Record excerpts:

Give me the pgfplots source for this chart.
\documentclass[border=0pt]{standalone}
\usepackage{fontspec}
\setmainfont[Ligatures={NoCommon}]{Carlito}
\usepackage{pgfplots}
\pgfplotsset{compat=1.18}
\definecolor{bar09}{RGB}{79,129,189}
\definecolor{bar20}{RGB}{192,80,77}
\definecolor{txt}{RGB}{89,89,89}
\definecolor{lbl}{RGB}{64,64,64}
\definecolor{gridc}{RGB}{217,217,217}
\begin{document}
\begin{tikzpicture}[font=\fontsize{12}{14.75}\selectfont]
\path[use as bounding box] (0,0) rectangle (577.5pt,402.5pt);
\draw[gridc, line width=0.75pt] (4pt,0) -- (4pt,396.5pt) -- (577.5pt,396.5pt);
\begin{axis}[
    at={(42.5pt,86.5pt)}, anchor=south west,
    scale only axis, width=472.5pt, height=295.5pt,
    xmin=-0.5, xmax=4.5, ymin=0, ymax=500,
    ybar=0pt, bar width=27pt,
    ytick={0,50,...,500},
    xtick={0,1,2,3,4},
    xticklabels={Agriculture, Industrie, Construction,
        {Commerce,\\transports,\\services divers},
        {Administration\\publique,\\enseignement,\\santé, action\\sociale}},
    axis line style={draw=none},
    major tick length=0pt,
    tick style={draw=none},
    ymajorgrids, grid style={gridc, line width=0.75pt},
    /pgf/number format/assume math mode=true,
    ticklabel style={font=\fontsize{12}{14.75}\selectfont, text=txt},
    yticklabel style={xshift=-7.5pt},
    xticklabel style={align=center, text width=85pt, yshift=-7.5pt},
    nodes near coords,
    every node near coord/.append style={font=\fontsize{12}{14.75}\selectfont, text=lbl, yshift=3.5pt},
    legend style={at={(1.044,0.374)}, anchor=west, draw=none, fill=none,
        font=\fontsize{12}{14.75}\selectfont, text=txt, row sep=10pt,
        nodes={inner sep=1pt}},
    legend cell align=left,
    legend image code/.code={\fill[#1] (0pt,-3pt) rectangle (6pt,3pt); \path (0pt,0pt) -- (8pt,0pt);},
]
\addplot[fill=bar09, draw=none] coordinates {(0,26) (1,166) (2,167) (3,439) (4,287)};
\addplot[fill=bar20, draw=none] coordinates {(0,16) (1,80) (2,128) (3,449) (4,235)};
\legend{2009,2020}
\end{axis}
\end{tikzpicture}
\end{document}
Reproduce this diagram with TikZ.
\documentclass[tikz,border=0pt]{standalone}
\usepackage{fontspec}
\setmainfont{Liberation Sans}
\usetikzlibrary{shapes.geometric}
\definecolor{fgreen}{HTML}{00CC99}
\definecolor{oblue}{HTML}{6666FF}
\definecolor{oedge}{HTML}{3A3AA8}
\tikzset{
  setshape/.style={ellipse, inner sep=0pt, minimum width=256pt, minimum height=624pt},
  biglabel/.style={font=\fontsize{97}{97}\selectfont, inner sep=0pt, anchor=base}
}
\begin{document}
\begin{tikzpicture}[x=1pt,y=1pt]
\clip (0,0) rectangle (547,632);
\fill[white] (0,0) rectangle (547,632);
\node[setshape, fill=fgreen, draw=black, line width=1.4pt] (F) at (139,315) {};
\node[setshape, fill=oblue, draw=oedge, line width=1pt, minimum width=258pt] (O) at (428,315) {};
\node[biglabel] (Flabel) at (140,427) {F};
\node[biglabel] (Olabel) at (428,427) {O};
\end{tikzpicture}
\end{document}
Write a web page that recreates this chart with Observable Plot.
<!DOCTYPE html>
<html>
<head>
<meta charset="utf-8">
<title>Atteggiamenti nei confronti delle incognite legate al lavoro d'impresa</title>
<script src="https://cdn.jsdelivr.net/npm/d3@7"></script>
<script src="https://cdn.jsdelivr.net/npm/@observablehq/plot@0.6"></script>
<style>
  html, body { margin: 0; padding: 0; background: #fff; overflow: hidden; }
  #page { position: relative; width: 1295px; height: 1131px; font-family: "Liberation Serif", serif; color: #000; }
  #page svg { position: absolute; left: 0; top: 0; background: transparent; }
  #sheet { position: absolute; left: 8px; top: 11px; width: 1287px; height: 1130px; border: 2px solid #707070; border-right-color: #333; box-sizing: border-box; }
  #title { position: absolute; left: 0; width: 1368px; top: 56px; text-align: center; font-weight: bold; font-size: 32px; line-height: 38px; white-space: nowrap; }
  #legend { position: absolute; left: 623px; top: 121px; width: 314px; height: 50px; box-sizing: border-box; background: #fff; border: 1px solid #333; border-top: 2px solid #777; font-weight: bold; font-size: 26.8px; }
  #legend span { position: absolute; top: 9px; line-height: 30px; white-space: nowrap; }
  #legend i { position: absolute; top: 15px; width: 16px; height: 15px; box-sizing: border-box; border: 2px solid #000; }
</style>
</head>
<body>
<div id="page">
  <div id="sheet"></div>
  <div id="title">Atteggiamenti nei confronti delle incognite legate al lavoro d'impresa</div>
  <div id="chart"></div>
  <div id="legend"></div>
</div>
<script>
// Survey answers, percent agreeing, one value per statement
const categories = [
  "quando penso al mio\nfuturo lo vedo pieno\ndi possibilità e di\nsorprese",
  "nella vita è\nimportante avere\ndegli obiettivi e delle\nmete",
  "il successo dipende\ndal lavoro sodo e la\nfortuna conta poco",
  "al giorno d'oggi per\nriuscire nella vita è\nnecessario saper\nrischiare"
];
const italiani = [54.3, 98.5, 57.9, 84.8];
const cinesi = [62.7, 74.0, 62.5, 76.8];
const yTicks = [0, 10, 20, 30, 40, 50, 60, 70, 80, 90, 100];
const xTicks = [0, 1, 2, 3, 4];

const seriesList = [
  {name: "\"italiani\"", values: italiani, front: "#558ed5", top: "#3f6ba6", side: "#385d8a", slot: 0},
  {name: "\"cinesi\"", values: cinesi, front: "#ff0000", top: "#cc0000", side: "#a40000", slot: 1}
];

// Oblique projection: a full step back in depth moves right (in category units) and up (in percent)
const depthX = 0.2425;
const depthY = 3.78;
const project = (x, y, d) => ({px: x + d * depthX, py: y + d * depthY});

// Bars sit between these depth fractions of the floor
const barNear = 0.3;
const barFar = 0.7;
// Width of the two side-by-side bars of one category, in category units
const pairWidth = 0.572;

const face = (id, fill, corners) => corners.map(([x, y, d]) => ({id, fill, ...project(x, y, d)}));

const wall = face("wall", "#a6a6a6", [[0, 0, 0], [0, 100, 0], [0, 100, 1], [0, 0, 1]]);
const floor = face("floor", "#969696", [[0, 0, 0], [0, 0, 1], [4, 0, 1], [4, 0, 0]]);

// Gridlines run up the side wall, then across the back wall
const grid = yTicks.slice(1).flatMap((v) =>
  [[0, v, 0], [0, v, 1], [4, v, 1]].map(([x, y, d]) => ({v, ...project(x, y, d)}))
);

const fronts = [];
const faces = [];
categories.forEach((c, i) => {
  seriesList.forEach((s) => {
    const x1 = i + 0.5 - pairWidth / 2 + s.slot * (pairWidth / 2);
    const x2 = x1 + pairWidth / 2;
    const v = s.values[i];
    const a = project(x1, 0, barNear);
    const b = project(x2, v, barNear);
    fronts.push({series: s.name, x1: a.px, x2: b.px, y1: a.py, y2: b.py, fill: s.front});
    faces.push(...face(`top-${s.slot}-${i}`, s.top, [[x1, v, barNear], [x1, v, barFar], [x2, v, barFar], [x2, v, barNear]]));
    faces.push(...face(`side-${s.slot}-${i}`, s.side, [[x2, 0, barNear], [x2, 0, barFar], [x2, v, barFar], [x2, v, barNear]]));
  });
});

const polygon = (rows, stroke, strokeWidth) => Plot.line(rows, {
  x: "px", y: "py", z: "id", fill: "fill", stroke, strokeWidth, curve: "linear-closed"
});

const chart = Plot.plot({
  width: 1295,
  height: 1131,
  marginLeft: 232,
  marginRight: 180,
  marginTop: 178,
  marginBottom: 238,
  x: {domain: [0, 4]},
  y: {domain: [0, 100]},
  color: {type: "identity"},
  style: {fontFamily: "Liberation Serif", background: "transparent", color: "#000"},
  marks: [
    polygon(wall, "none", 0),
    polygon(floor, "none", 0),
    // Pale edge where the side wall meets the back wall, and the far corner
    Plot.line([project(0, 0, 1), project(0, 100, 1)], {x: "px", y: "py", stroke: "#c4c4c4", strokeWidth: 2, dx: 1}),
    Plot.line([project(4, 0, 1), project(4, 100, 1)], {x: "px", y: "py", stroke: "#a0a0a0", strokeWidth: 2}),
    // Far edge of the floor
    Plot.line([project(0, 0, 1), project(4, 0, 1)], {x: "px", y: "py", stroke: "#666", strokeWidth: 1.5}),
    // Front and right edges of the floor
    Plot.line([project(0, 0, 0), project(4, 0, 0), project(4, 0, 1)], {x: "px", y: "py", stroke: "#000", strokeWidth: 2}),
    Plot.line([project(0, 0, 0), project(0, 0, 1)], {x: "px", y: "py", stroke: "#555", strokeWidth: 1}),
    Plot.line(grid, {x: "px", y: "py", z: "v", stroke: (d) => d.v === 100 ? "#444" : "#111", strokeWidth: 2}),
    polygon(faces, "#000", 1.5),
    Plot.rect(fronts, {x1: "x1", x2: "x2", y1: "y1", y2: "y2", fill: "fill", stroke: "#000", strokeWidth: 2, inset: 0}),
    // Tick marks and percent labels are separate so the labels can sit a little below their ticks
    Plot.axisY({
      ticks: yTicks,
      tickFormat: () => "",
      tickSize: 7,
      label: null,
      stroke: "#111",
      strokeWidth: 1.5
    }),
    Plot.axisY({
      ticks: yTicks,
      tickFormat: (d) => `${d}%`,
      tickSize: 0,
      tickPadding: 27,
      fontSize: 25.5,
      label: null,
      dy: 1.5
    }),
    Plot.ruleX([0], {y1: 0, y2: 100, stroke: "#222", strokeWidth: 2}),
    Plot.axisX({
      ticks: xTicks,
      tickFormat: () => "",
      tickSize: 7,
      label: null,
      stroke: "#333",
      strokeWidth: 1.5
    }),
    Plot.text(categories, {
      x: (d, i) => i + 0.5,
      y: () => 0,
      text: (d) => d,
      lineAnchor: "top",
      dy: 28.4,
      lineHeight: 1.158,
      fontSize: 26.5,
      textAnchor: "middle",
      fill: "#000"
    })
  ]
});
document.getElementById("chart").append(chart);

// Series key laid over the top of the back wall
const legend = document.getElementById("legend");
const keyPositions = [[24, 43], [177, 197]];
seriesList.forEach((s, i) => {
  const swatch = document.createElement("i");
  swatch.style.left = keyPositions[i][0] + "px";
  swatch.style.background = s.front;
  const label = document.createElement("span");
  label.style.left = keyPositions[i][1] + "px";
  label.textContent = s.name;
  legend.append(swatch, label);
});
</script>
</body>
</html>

Exercise instructions: Give the number of lines in the entries that hold the word "page", and nothing else.

Result for this task: 4